Tra astensione e schede bianche

Se l’obbligo di voto è una strategia per diminuire l’astensione, è chiaro che si tratta di una opzione poco efficace. Certo, i tassi ufficiali di astensione si abbasserebbero, ma è molto probabile che potrebbero moltiplicarsi le schede bianche o quelle nulle. In un precedente contributo è stato in effetti evidenziato come negli ultimi venti anni sia aumentato l’astensionismo e, per contro, siano diminuite le schede bianche o nulle. Troppo poco per dimostrare una relazione causale, ma l’argomento logico sembra convincente. Bisogna sottolineare, inoltre, che votare scheda bianca o nulla rappresenterebbe il male minore rispetto a votare “a caso” solo perché si è obbligati a farlo. E non si può escludere che qualcuno si comporti esattamente in questo modo. 

Un po’ di evidenza empirica più robusta mostra come il tasso di partecipazione al voto medio nei ventisette paesi dove il voto è obbligatorio sia in effetti più elevato di quello medio in quelli dove non lo è. Tuttavia, oggi, la differenza non è enorme (poco più del 7 per cento) e il tasso di astensionismo, in aumento ormai da metà degli anni Sessanta del secolo scorso, ha raggiunto un livello medio del 30 per cento anche in quei paesi. Complice, probabilmente, la difficoltà di imporre gli obblighi o una imposizione solo formale e non sostanziale. 

D’altro canto, l’esperienza cilena, per quanto limitata, mostra che almeno nell’immediato l’introduzione dell’obbligo di voto possa avere effetti sensibili. L’obbligatorietà venne infatti reintrodotta nel 2022: nel 2021, il primo turno delle elezioni presidenziali registrò un tasso di astensionismo superiore al 50 per cento; nel 2025, al contrario, è risultato del 15 per cento. Bisogna comunque osservare che i voti non validi (schede bianche o nulle) erano l’1,2 per cento del totale di quelli validi nel 2021 e sono schizzati a oltre il 17 per cento nel 2025. 
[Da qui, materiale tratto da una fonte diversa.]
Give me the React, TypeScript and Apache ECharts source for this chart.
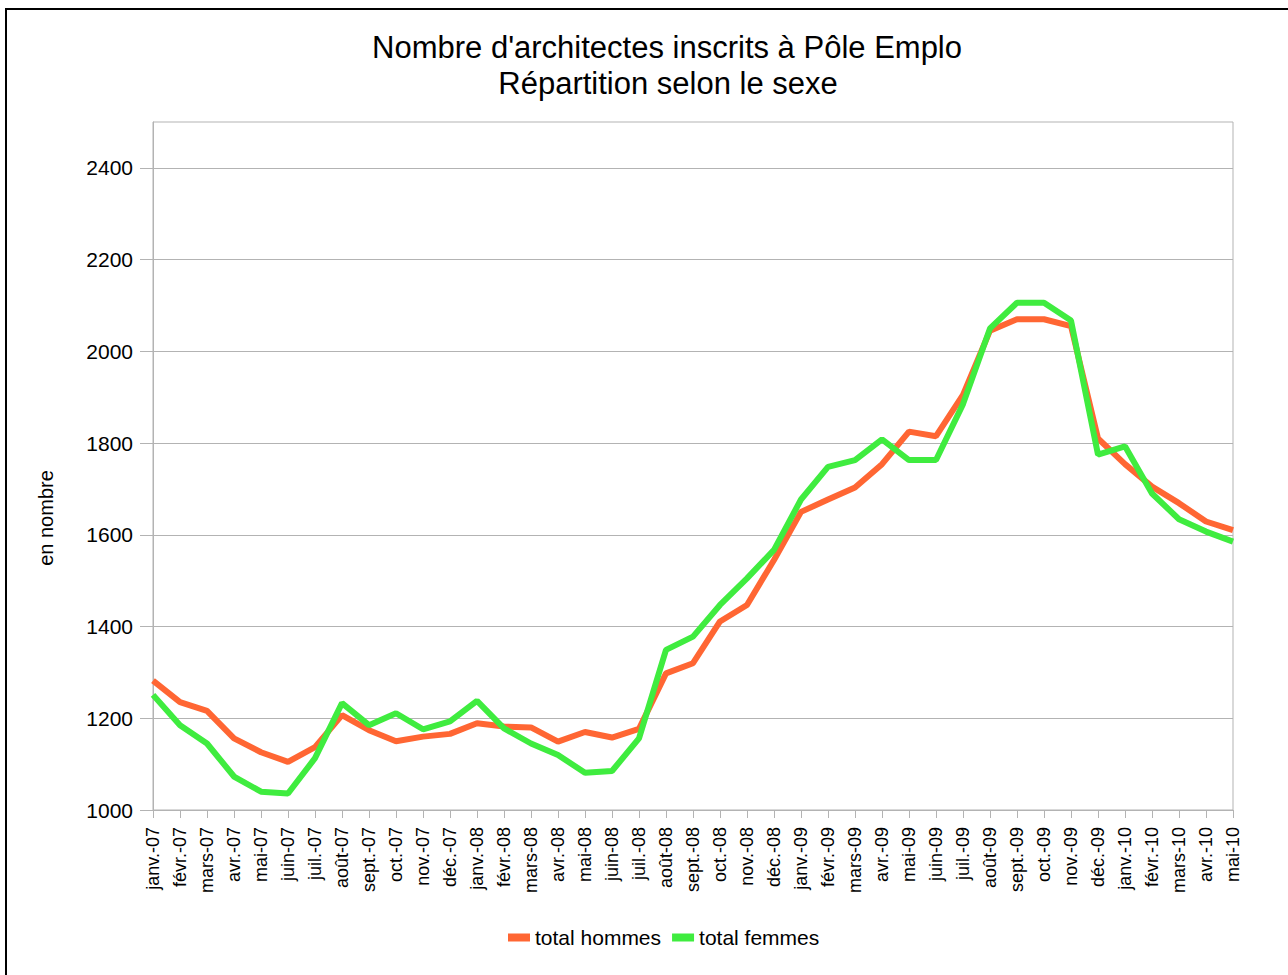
import React, { useEffect, useRef } from "react";
import * as echarts from "echarts";

const months = [
  "janv.-07", "févr.-07", "mars-07", "avr.-07", "mai-07", "juin-07", "juil.-07", "août-07", "sept.-07", "oct.-07", "nov.-07", "déc.-07",
  "janv.-08", "févr.-08", "mars-08", "avr.-08", "mai-08", "juin-08", "juil.-08", "août-08", "sept.-08", "oct.-08", "nov.-08", "déc.-08",
  "janv.-09", "févr.-09", "mars-09", "avr.-09", "mai-09", "juin-09", "juil.-09", "août-09", "sept.-09", "oct.-09", "nov.-09", "déc.-09",
  "janv.-10", "févr.-10", "mars-10", "avr.-10", "mai-10",
];

const hommes = [
  1282, 1235, 1216, 1156, 1126, 1105, 1137, 1207, 1174, 1150, 1160, 1166,
  1189, 1182, 1180, 1149, 1170, 1158, 1177, 1298, 1320, 1411, 1447, 1545,
  1650, 1677, 1703, 1754, 1825, 1815, 1905, 2045, 2070, 2070, 2055, 1810,
  1754, 1705, 1669, 1629, 1610,
];

const femmes = [
  1251, 1185, 1145, 1073, 1040, 1036, 1113, 1233, 1185, 1211, 1176, 1193,
  1238, 1178, 1145, 1120, 1081, 1085, 1156, 1349, 1378, 1447, 1505, 1567,
  1677, 1748, 1763, 1808, 1763, 1763, 1885, 2050, 2106, 2106, 2067, 1775,
  1793, 1690, 1634, 1607, 1585,
];

const yTickLabels = [1000, 1200, 1400, 1600, 1800, 2000, 2200, 2400];

const titleLine1 = "Nombre d'architectes inscrits à Pôle Emplo";
const titleLine2 = "Répartition selon le sexe";
const yName = "en nombre";
const seriesNames = ["total hommes", "total femmes"];

const FONT = "'Liberation Sans', Arial, sans-serif";
const ORANGE = "#ff6633";
const GREEN = "#3fec3f";
const GRID = "#b3b3b3";

export default function App() {
  const ref = useRef<HTMLDivElement>(null);

  useEffect(() => {
    document.body.style.margin = "0";
    if (!ref.current) return;
    const chart = echarts.init(ref.current, undefined, { renderer: "svg" });
    chart.setOption({
      animation: false,
      backgroundColor: "#ffffff",
      textStyle: { fontFamily: FONT },
      graphic: [
        {
          type: "rect",
          shape: { x: 6, y: 9, width: 1400, height: 1100 },
          style: { fill: "none", stroke: "#000", lineWidth: 2 },
          silent: true,
        },
        {
          type: "text",
          x: 667,
          y: 47,
          style: { text: titleLine1, font: `31px ${FONT}`, fill: "#000", align: "center", verticalAlign: "middle" },
        },
        {
          type: "text",
          x: 668,
          y: 83,
          style: { text: titleLine2, font: `31px ${FONT}`, fill: "#000", align: "center", verticalAlign: "middle" },
        },
        {
          type: "text",
          x: 46,
          y: 518,
          rotation: Math.PI / 2,
          style: { text: yName, font: `20px ${FONT}`, fill: "#000", align: "center", verticalAlign: "middle" },
        },
      ],
      grid: {
        left: 153,
        top: 122,
        right: 55,
        bottom: 165,
        show: true,
        borderColor: GRID,
        borderWidth: 1,
        backgroundColor: "transparent",
      },
      legend: {
        left: 503,
        top: 922,
        icon: "rect",
        itemWidth: 22,
        itemHeight: 8,
        itemGap: 11,
        textStyle: { fontSize: 21, color: "#000", fontFamily: FONT },
        data: seriesNames,
      },
      xAxis: {
        type: "category",
        data: months,
        boundaryGap: false,
        axisLine: { lineStyle: { color: GRID, width: 1 } },
        axisTick: { show: true, length: 8, lineStyle: { color: GRID }, alignWithLabel: true },
        axisLabel: {
          rotate: 90,
          interval: 0,
          fontSize: 18,
          color: "#000",
          margin: 17,
          fontFamily: FONT,
        },
        splitLine: { show: false },
      },
      yAxis: {
        type: "value",
        min: 1000,
        max: 2500,
        interval: 100,
        axisLine: { show: true, lineStyle: { color: GRID, width: 1 } },
        axisTick: { show: true, length: 13, lineStyle: { color: GRID }, customValues: yTickLabels },
        axisLabel: {
          fontSize: 21,
          color: "#000",
          margin: 20,
          fontFamily: FONT,
          customValues: yTickLabels,
          formatter: (v: number) => String(v),
        },
        splitLine: { show: true, lineStyle: { color: GRID, width: 1 } },
      },
      series: [
        {
          name: seriesNames[0],
          type: "line",
          data: hommes,
          showSymbol: false,
          symbol: "none",
          lineStyle: { color: ORANGE, width: 6 },
          itemStyle: { color: ORANGE },
        },
        {
          name: seriesNames[1],
          type: "line",
          data: femmes,
          showSymbol: false,
          symbol: "none",
          lineStyle: { color: GREEN, width: 6 },
          itemStyle: { color: GREEN },
        },
      ],
    });
    return () => chart.dispose();
  }, []);

  return <div ref={ref} style={{ width: 1288, height: 975 }} />;
}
I numeri non potranno mai misurare la serietà con cui ci si accosta al diritto di voto. La dialettica politica su questo argomento, peraltro, appare molto scadente: basta fare attenzione ai commenti che seguono i risultati elettorali per notare come vincerebbe la democrazia solo quando a trionfare fosse la propria parte mentre, in caso di sconfitta, i vincitori sarebbero invitati a riflettere sulla scarsa rappresentatività del proprio risultato. Forse, invece che perdere tempo su discutibili obblighi elettorali, bisognerebbe cominciare a risolvere il problema di quei cittadini che vorrebbero votare ma non possono farlo.